Is this Correct?

Hi ,

I have a kernel

#define width 2400

#define height 1800

__global__ foo(unsigned char *array)

{

 long idx = blockDim.x * blockIdx.x + threadIdx.x;

long limit = width * height;

//Some operations done here.

 if(idx < limit)

  {

	  // body here

  }

} 

This kernel is calling as:

foo<<<(width*height+511)/512, 512>>>( array );

But I get error cudaErrorLaunchFailour.

My question is :

(1) Can I use <<<(width*height+511)/512, 512>>> as grid dimensions and block dimensions respectively?

 because (width*height+511)/512 very big number.

try to launch with small numbers.
If no error it will be because your numbers are too big as they seems to be.

I think that: Maximum thread per block 512
Maximum blocks 65535

but see the reference manual to be sure.

For small numer of grid size it is working fine. :)

The same large grid size is working for onother function, but especially this function is giving the error.

Can you tell the way it should be handled?

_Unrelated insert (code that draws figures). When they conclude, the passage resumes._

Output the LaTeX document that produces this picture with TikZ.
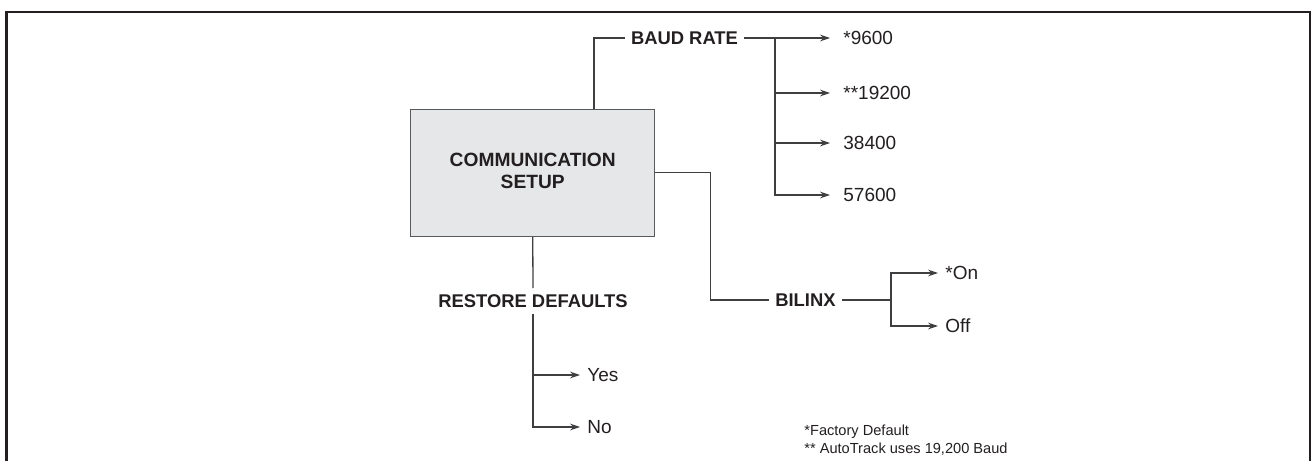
\documentclass[tikz,border=0pt]{standalone}
\usepackage{fontspec}
\setmainfont{Liberation Sans}
\usetikzlibrary{arrows.meta,positioning,calc}
\definecolor{cmInk}{HTML}{231F20}
\definecolor{cmLine}{HTML}{3F3F41}
\definecolor{cmBox}{HTML}{E6E7E8}
\definecolor{cmEdge}{HTML}{58595B}
\tikzset{
    >={Stealth[length=5pt,width=3.4pt]},
    frame/.style={draw=cmInk, line width=1.15pt},
    setupbox/.style={draw=cmEdge, line width=0.6pt, fill=cmBox, text=cmInk, minimum width=122pt, minimum height=63.5pt, font=\fontsize{9.6}{11}\selectfont\bfseries},
    menu/.style={text=cmInk, inner sep=3pt, text height=6.6pt, text depth=0pt, font=\fontsize{9.2}{11}\selectfont\bfseries},
    opt/.style={text=cmInk, anchor=west, inner sep=0pt, text height=6.8pt, text depth=0pt, font=\fontsize{9.5}{11}\selectfont},
    note/.style={text=cmInk, anchor=west, inner sep=0pt, text height=5.2pt, text depth=0pt, font=\fontsize{7.3}{9}\selectfont},
    conn/.style={draw=cmLine, line width=0.65pt},
    arrow/.style={conn, ->, shorten >=3.5pt},
    longarrow/.style={conn, ->, shorten >=6.5pt}
}
\begin{document}
\begin{tikzpicture}[x=0.5pt,y=-0.5pt]
\useasboundingbox (0,0) rectangle (1314,461);
\draw[frame] (6.5,461) |- (1310,11.7) -- (1310,461);

\node[setupbox] (comm) at (532.75,172.75)
    {\raisebox{-2.5pt}{\begin{tabular}{@{}c@{}}COMMUNICATION\\SETUP\end{tabular}}};

% baud rate branch
\node[menu] (baud) at (684.5,38) {BAUD RATE};
\coordinate (bsplit) at (775,38);
\node[opt] (r9600) at (843,38) {*9600};
\node[opt] (r19200) at (843,93) {**19200};
\node[opt] (r38400) at (843,143) {38400};
\node[opt] (r57600) at (843,195) {57600};
\draw[conn] ($(comm.north)+(61.25,0)$) |- (baud.west);
\draw[longarrow] (baud.east) -- (r9600.west);
\foreach \n in {r19200,r38400,r57600}
    \draw[longarrow] (bsplit) |- (\n.west);

% bilinx branch
\node[menu] (bilinx) at (805.5,300) {BILINX};
\coordinate (lsplit) at (891,300);
\node[opt] (on) at (945,273) {*On};
\node[opt] (off) at (945,326) {Off};
\draw[conn] (comm.east) -- ++(55,0) |- (bilinx.west);
\draw[conn] (bilinx.east) -- (lsplit);
\foreach \n in {on,off}
    \draw[arrow] (lsplit) |- (\n.west);

% restore defaults branch
\node[menu] (restore) at (533,301) {RESTORE DEFAULTS};
\node[opt] (yes) at (587,375) {Yes};
\node[opt] (no) at (587,427) {No};
\draw[conn] (comm.south) -- (restore.north);
\foreach \n in {yes,no}
    \draw[arrow] (restore.south) |- (\n.west);

\node[note] (fnote1) at (804,430) {*Factory Default};
\node[note] (fnote2) at (804,448) {** AutoTrack uses 19,200 Baud};
\end{tikzpicture}
\end{document}
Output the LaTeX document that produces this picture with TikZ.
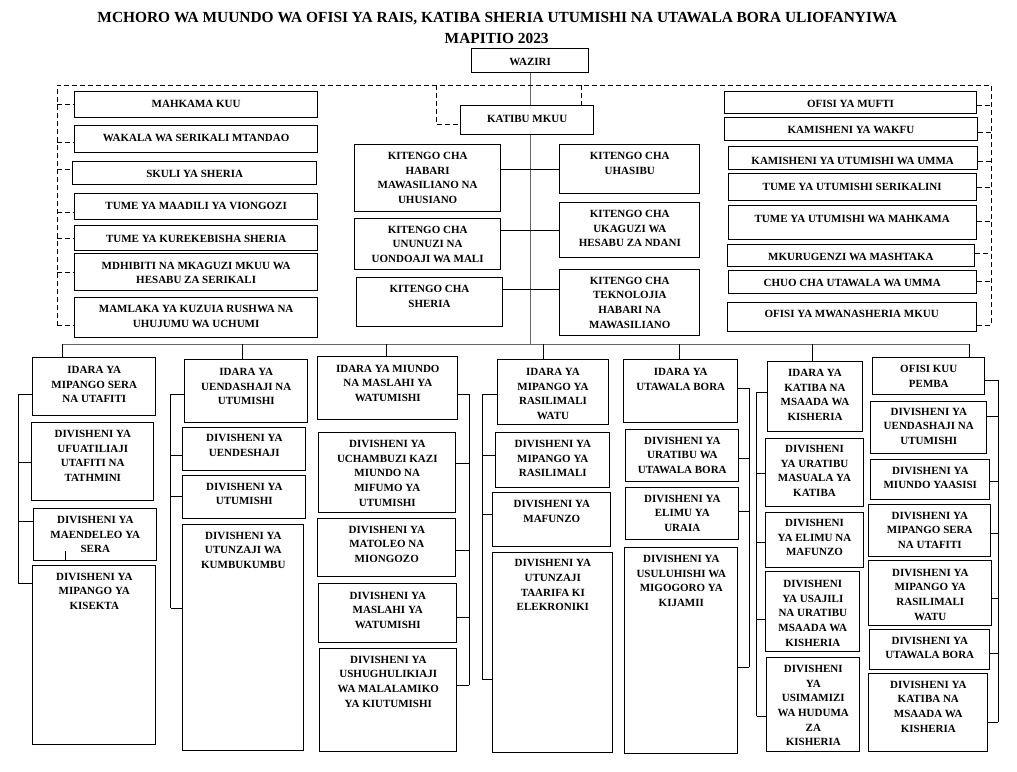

I don’ t know, I can just tell that in the manual they say you will have a launch error if
cuda is not able to launch 1 block, and specially with problem of memory.

Isn’t this just this [url=“http://forums.nvidia.com/index.php?showtopic=97228&view=findpost&p=542438”]http://forums.nvidia.com/index.php?showtop...st&p=542438[/url] again?

The resource limits are clearly described in the CUDA user guide, as is how to calculate them, and in your other thread it was explained how to use compiler options to get the register and shared memory consumption of a given kernel. Why not actually do a spot of reading and thinking about your problem? You might actually learn something…

Your grid can’t be more than 65535 in each dimension. The largest grid can be 65535*65535 = 4,294,836,225 blocks. You can turn a one-dimensional grid into a 2-dimensional grid using advice from this thread. Or you could simply use (width+511)/512 for the x and height for the y dimension of the grid. I also believe avidday’s advice is very good.